§ Goal
Starting at the first line of the listing below, retype each line up to and including the one that contains "silhouette_avg = 0.345". Leave pictures out.

**** Supplied information ****

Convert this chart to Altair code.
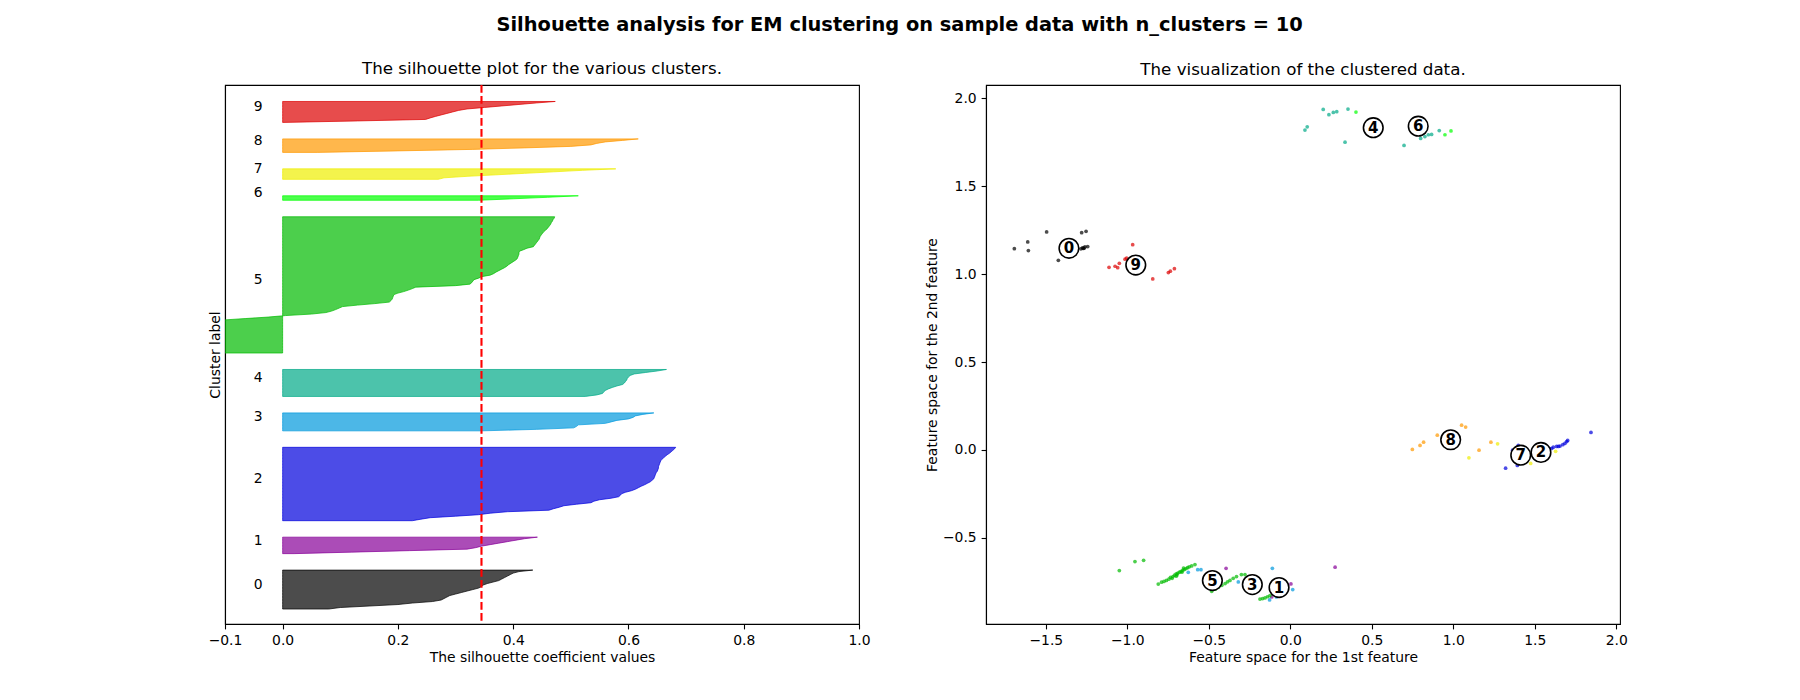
import pandas as pd
import altair as alt

n_clusters = 10
# nipy_spectral(k / 10) for k = 0..9
cluster_colors = ["#000000", "#880099", "#0000dd", "#0099dd", "#00aa88",
                  "#00bb00", "#00ff00", "#eeee00", "#ff9900", "#dd0000"]
silhouette_avg = 0.345

# silhouette coefficient of every sample, per cluster, sorted ascending
sil_0 = [0.08, 0.1, 0.15, 0.2, 0.225, 0.26, 0.275, 0.28, 0.285, 0.29, 0.30, 0.31,
         0.32, 0.33, 0.34, 0.345, 0.348, 0.355, 0.365, 0.375, 0.38, 0.385, 0.39,
         0.395, 0.40, 0.41, 0.434]
sil_1 = [0.02, 0.12, 0.22, 0.32, 0.335, 0.345, 0.36, 0.375, 0.39, 0.405, 0.42, 0.442]
sil_2 = [0.225, 0.24, 0.256, 0.30, 0.34, 0.36, 0.39, 0.462, 0.47, 0.48, 0.488, 0.51,
         0.535, 0.54, 0.55, 0.57, 0.583, 0.586, 0.588, 0.595, 0.605, 0.612, 0.617,
         0.622, 0.628, 0.633, 0.638, 0.641, 0.644, 0.645, 0.646, 0.647, 0.648, 0.65,
         0.651, 0.652, 0.652, 0.653, 0.654, 0.655, 0.656, 0.658, 0.661, 0.664, 0.667,
         0.671, 0.674, 0.677, 0.68, 0.682]
sil_3 = [0.345, 0.44, 0.505, 0.51, 0.513, 0.56, 0.57, 0.58, 0.60, 0.608, 0.612,
         0.625, 0.644]
sil_4 = [0.525, 0.545, 0.555, 0.557, 0.56, 0.565, 0.572, 0.58, 0.59, 0.593, 0.595,
         0.597, 0.598, 0.60, 0.603, 0.61, 0.63, 0.65, 0.666]
sil_5 = [-0.32, -0.3, -0.29, -0.28, -0.27, -0.26, -0.25, -0.24, -0.23, -0.22, -0.21,
         -0.2, -0.19, -0.18, -0.17, -0.16, -0.15, -0.14, -0.13, -0.125, -0.12, -0.11,
         -0.105, -0.065, -0.025,
         0.005, 0.05, 0.075, 0.085, 0.092, 0.098, 0.104, 0.13, 0.16, 0.185, 0.188,
         0.19, 0.191, 0.192, 0.193, 0.2, 0.21, 0.218, 0.225, 0.231, 0.30, 0.325,
         0.328, 0.330, 0.332, 0.34, 0.345, 0.36, 0.366, 0.37, 0.375, 0.38, 0.385,
         0.389, 0.392, 0.396, 0.40, 0.404, 0.407, 0.408, 0.409, 0.41, 0.41, 0.411,
         0.418, 0.424, 0.435, 0.437, 0.439, 0.441, 0.443, 0.445, 0.446, 0.447, 0.449,
         0.451, 0.453, 0.456, 0.459, 0.461, 0.463, 0.465, 0.466, 0.468, 0.469, 0.471,
         0.472]
sil_6 = [0.34, 0.40, 0.46, 0.513]
sil_7 = [0.27, 0.28, 0.32, 0.37, 0.42, 0.47, 0.52, 0.578]
sil_8 = [0.06, 0.2, 0.33, 0.42, 0.50, 0.535, 0.545, 0.56, 0.59, 0.617]
sil_9 = [0.0, 0.13, 0.248, 0.256, 0.265, 0.275, 0.285, 0.295, 0.305, 0.32, 0.35,
         0.38, 0.41, 0.44, 0.473]
sil_values = [sil_0, sil_1, sil_2, sil_3, sil_4, sil_5, sil_6, sil_7, sil_8, sil_9]

# samples in the 2-D feature space, per cluster
pts_0 = [(-1.693, 1.145), (-1.611, 1.183), (-1.607, 1.134), (-1.495, 1.24),
         (-1.423, 1.079), (-1.28, 1.236), (-1.253, 1.244), (-1.27, 1.146),
         (-1.26, 1.155), (-1.243, 1.157), (-1.275, 1.15), (-1.265, 1.148),
         (-1.285, 1.144)]
pts_1 = [(-0.394, -0.673), (0.004, -0.762), (-0.114, -0.836), (0.275, -0.667)]
pts_2 = [(1.321, -0.104), (1.364, -0.001), (1.399, 0.026), (1.393, -0.088),
         (1.604, 0.009), (1.614, 0.016), (1.634, 0.02), (1.655, 0.022),
         (1.685, 0.037), (1.696, 0.048), (1.702, 0.054), (1.845, 0.1),
         (1.59, 0.008), (1.645, 0.02), (1.672, 0.03), (1.575, -0.004)]
pts_3 = [(-0.626, -0.696), (-0.568, -0.681), (-0.548, -0.681), (-0.319, -0.751),
         (-0.11, -0.673), (0.015, -0.794), (-0.127, -0.853), (-0.085, -0.836)]
pts_4 = [(0.202, 1.937), (0.237, 1.907), (0.264, 1.92), (0.285, 1.924),
         (0.354, 1.939), (0.09, 1.82), (0.104, 1.838), (0.336, 1.751),
         (0.698, 1.732), (0.80, 1.772), (0.826, 1.783), (0.847, 1.793),
         (0.867, 1.795), (0.914, 1.817)]
pts_5 = [(-1.049, -0.686), (-0.953, -0.635), (-0.9, -0.628),
         (-0.81, -0.763), (-0.79, -0.752), (-0.775, -0.748), (-0.76, -0.742),
         (-0.745, -0.735), (-0.735, -0.725), (-0.72, -0.72), (-0.71, -0.712),
         (-0.70, -0.705), (-0.69, -0.70), (-0.68, -0.695), (-0.67, -0.69),
         (-0.66, -0.685), (-0.65, -0.68), (-0.64, -0.675), (-0.63, -0.67),
         (-0.62, -0.665), (-0.605, -0.66), (-0.585, -0.652), (-0.725, -0.73),
         (-0.695, -0.71), (-0.665, -0.695), (-0.655, -0.672), (-0.70, -0.718),
         (-0.482, -0.804), (-0.46, -0.792), (-0.44, -0.78), (-0.42, -0.77),
         (-0.40, -0.76), (-0.385, -0.75), (-0.37, -0.742), (-0.35, -0.73),
         (-0.33, -0.72), (-0.30, -0.709), (-0.278, -0.709),
         (-0.186, -0.848), (-0.17, -0.845), (-0.155, -0.842), (-0.14, -0.835),
         (-0.125, -0.829)]
pts_6 = [(0.403, 1.922), (0.949, 1.793), (0.986, 1.815)]
pts_7 = [(1.272, 0.035), (1.096, -0.045), (1.628, -0.008), (1.475, -0.077),
         (1.43, -0.02)]
pts_8 = [(0.749, 0.003), (0.796, 0.026), (0.818, 0.044), (0.902, 0.084),
         (1.051, 0.141), (1.076, 0.13), (1.231, 0.044), (1.158, -0.001),
         (0.95, 0.07)]
pts_9 = [(-0.967, 1.168), (-1.112, 1.039), (-1.075, 1.045), (-1.059, 1.037),
         (-1.049, 1.062), (-1.014, 1.085), (-1.004, 1.091), (-0.844, 0.973),
         (-0.748, 1.009), (-0.736, 1.017), (-0.711, 1.031)]
points = [pts_0, pts_1, pts_2, pts_3, pts_4, pts_5, pts_6, pts_7, pts_8, pts_9]

# cluster centers
centers = [(-1.358, 1.147), (-0.069, -0.783), (1.538, -0.014), (-0.233, -0.766),
           (0.509, 1.833), (-0.478, -0.743), (0.785, 1.842), (1.414, -0.03),
           (0.984, 0.058), (-0.948, 1.052)]

x_ticks_sil = [-0.1, 0, 0.2, 0.4, 0.6, 0.8, 1.0]
x_ticks_pts = [-1.5, -1.0, -0.5, 0.0, 0.5, 1.0, 1.5, 2.0]
y_ticks_pts = [-0.5, 0.0, 0.5, 1.0, 1.5, 2.0]

font = "DejaVu Sans"

# silhouette bands, stacked like the sklearn example
sil_rows = []
label_rows = []
y_lower = 10
for k, vals in enumerate(sil_values):
    for i, v in enumerate(sorted(vals)):
        sil_rows.append({"cluster": str(k), "y": y_lower + i, "value": v, "zero": 0.0})
    label_rows.append({"cluster": str(k), "value": -0.05, "y": y_lower + 0.5 * len(vals)})
    y_lower = y_lower + len(vals) + 10
y_top = y_lower

sil_df = pd.DataFrame(sil_rows)
label_df = pd.DataFrame(label_rows)
avg_df = pd.DataFrame({"value": [silhouette_avg]})

pts_df = pd.DataFrame([{"cluster": str(k), "x": p[0], "y": p[1]}
                       for k, pts in enumerate(points) for p in pts])
cen_df = pd.DataFrame([{"cluster": str(k), "x": c[0], "y": c[1]}
                       for k, c in enumerate(centers)])

color_scale = alt.Scale(domain=[str(k) for k in range(n_clusters)], range=cluster_colors)

x_sil = alt.X("value:Q", stack=False,
              scale=alt.Scale(domain=[-0.1, 1.0], nice=False, zero=False),
              axis=alt.Axis(values=x_ticks_sil, format=".1f",
                            title="The silhouette coefficient values"))
y_sil = alt.Y("y:Q", scale=alt.Scale(domain=[0, y_top], nice=False),
              axis=alt.Axis(labels=False, ticks=False, title="Cluster label"))

bands = alt.Chart(sil_df).mark_area(
    orient="horizontal", clip=True, fillOpacity=0.7, strokeOpacity=0.7, strokeWidth=1
).encode(
    x=x_sil,
    x2="zero:Q",
    y=y_sil,
    color=alt.Color("cluster:N", scale=color_scale, legend=None),
    stroke=alt.Stroke("cluster:N", scale=color_scale, legend=None),
)

band_labels = alt.Chart(label_df).mark_text(
    align="left", baseline="alphabetic", font=font, fontSize=13.9, color="black"
).encode(x=x_sil, y=y_sil, text="cluster:N")

avg_line = alt.Chart(avg_df).mark_rule(
    color="red", strokeDash=[7.7, 3.3], strokeWidth=2.1
).encode(x=x_sil)

left = alt.layer(bands, band_labels, avg_line).properties(
    width=634, height=539,
    title=alt.TitleParams("The silhouette plot for the various clusters.")
)

x_pts = alt.X("x:Q", scale=alt.Scale(domain=[-1.867, 2.023], nice=False, zero=False),
              axis=alt.Axis(values=x_ticks_pts, format=".1f",
                            title="Feature space for the 1st feature"))
y_pts = alt.Y("y:Q", scale=alt.Scale(domain=[-0.99, 2.076], nice=False, zero=False),
              axis=alt.Axis(values=y_ticks_pts, format=".1f",
                            title="Feature space for the 2nd feature"))

dots = alt.Chart(pts_df).mark_circle(size=14, opacity=0.7).encode(
    x=x_pts, y=y_pts,
    color=alt.Color("cluster:N", scale=color_scale, legend=None),
)
rings = alt.Chart(cen_df).mark_circle(
    size=385, color="white", opacity=1, stroke="black", strokeWidth=1.6
).encode(x=x_pts, y=y_pts)
ring_text = alt.Chart(cen_df).mark_text(
    font=font, fontSize=15, fontWeight="bold", color="black",
    align="center", baseline="middle"
).encode(x=x_pts, y=y_pts, text="cluster:N")

right = alt.layer(dots, rings, ring_text).properties(
    width=634, height=539,
    title=alt.TitleParams("The visualization of the clustered data.")
)

chart = alt.hconcat(
    left, right, spacing=127, bounds="flush",
    title=alt.TitleParams(
        "Silhouette analysis for EM clustering on sample data with n_clusters = 10",
        fontSize=19.4, fontWeight="bold", anchor="middle", offset=27.5, dx=-18, dy=2
    ),
).properties(
    padding={"left": 199, "top": 6, "right": 10, "bottom": 10}
).configure_axis(
    labelFont=font, titleFont=font, labelFontSize=13.9, titleFontSize=13.9,
    titleFontWeight="normal", labelColor="black", titleColor="black",
    tickColor="black", domainColor="black", tickSize=4.9, tickWidth=1.1,
    domainWidth=1.1, labelPadding=4.9, titlePadding=3, grid=False, zindex=1,
    labelFlush=False
).configure_view(
    stroke="black", strokeWidth=1.1
).configure_title(
    font=font, fontSize=16.7, fontWeight="normal", color="black", offset=6
)

chart.save("out.html", embed_options={"renderer": "svg", "actions": False})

****

§ The output
Convert this chart to Altair code.
import pandas as pd
import altair as alt

n_clusters = 10
# nipy_spectral(k / 10) for k = 0..9
cluster_colors = ["#000000", "#880099", "#0000dd", "#0099dd", "#00aa88",
                  "#00bb00", "#00ff00", "#eeee00", "#ff9900", "#dd0000"]
silhouette_avg = 0.345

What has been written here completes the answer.